## Material
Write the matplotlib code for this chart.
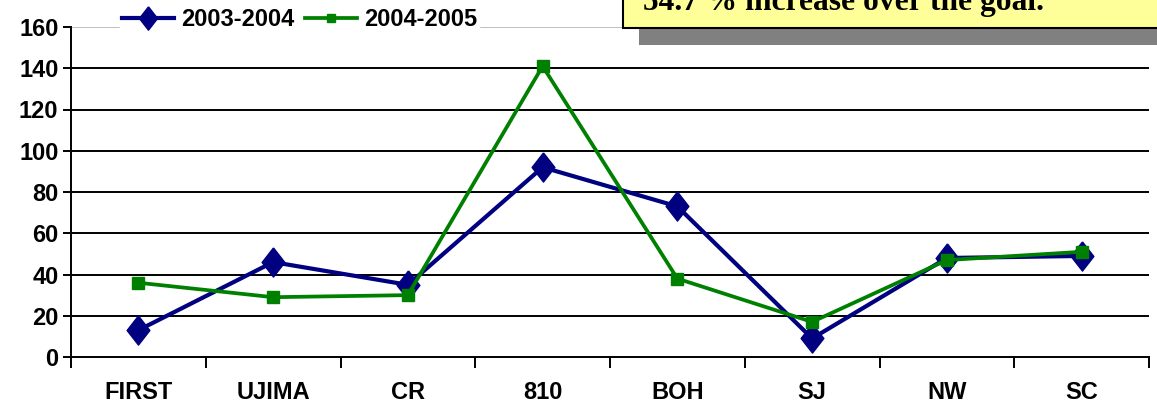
import matplotlib
matplotlib.use("Agg")
import matplotlib.pyplot as plt
from matplotlib.patches import Rectangle

categories = ["FIRST", "UJIMA", "CR", "810", "BOH", "SJ", "NW", "SC"]
s2003 = [13, 46, 35, 92, 73, 9, 48, 49]
s2004 = [36, 29, 30, 141, 38, 17, 47, 51]
yticks = [0, 20, 40, 60, 80, 100, 120, 140, 160]

fam = "Liberation Sans"
FS = 17

fig = plt.figure(figsize=(11.57, 4.16), dpi=100)
ax = fig.add_axes([71/1157, 1-357/416, (1149-71)/1157, (357-27)/416])

diamond = [(0, 1), (0.78, 0), (0, -1), (-0.78, 0), (0, 1)]
x = list(range(len(categories)))
ax.plot(x, s2003, color="#000080", lw=3.0, marker=diamond, ms=21, label="2003-2004", zorder=3)
ax.plot(x, s2004, color="#008000", lw=2.7, marker="s", ms=8, label="2004-2005", zorder=4)

ax.set_xlim(-0.5, len(categories) - 0.5)
ax.set_ylim(0, 160)
ax.set_yticks(yticks)
ax.set_yticklabels([str(v) for v in yticks], fontfamily=fam, fontweight="bold", fontsize=FS)
for v in yticks[1:-1]:
    ax.axhline(v, color="black", lw=1.4, zorder=1)
ax.axhline(160, color="#c0c0c0", lw=1.4, zorder=1)

ax.set_xticks([i + 0.5 for i in range(-1, len(categories))])
ax.set_xticklabels([])
ax.set_xticks(x, minor=True)
ax.set_xticklabels(categories, minor=True, fontfamily=fam, fontweight="bold", fontsize=FS)
ax.tick_params(axis="x", which="minor", length=0, pad=17)
ax.tick_params(axis="x", which="major", length=8, width=1.4, direction="out")
ax.tick_params(axis="y", length=6, width=1.4, direction="out", pad=3)

ax.spines["top"].set_visible(False)
ax.spines["right"].set_visible(False)
ax.spines["left"].set_linewidth(1.4)
ax.spines["bottom"].set_linewidth(1.4)

leg = ax.legend(loc="center left", bbox_to_anchor=(0.045, 1.023), ncol=2, frameon=True,
                prop={"family": fam, "weight": "bold", "size": FS}, handlelength=2.2,
                columnspacing=0.45, handletextpad=0.3, borderpad=0.1, borderaxespad=0,
                fancybox=False, markerscale=0.8)
leg.get_frame().set_edgecolor("white")
leg.get_frame().set_facecolor("white")
leg.get_frame().set_alpha(1)

# annotation box (partially cut off at top, as in the reference)
fig.patches.append(Rectangle((639/1157, 1-45/416), 0.5, 30/416, transform=fig.transFigure,
                             facecolor="#808080", edgecolor="none", zorder=5))
fig.patches.append(Rectangle((623/1157, 1-28/416), 0.5, 40/416, transform=fig.transFigure,
                             facecolor="#ffff99", edgecolor="black", lw=1.5, zorder=6))
fig.text(643/1157, 1-10/416, "54.7 % increase over the goal.", fontfamily="Liberation Serif",
         fontweight="bold", fontsize=22.7, va="baseline", ha="left", zorder=7)

fig.savefig("out.png", dpi=100)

## Instruction
Go through the material and select each line with the string "matplotlib" in it.

## Result of the exercise
Write the matplotlib code for this chart.
import matplotlib
matplotlib.use("Agg")
import matplotlib.pyplot as plt
from matplotlib.patches import Rectangle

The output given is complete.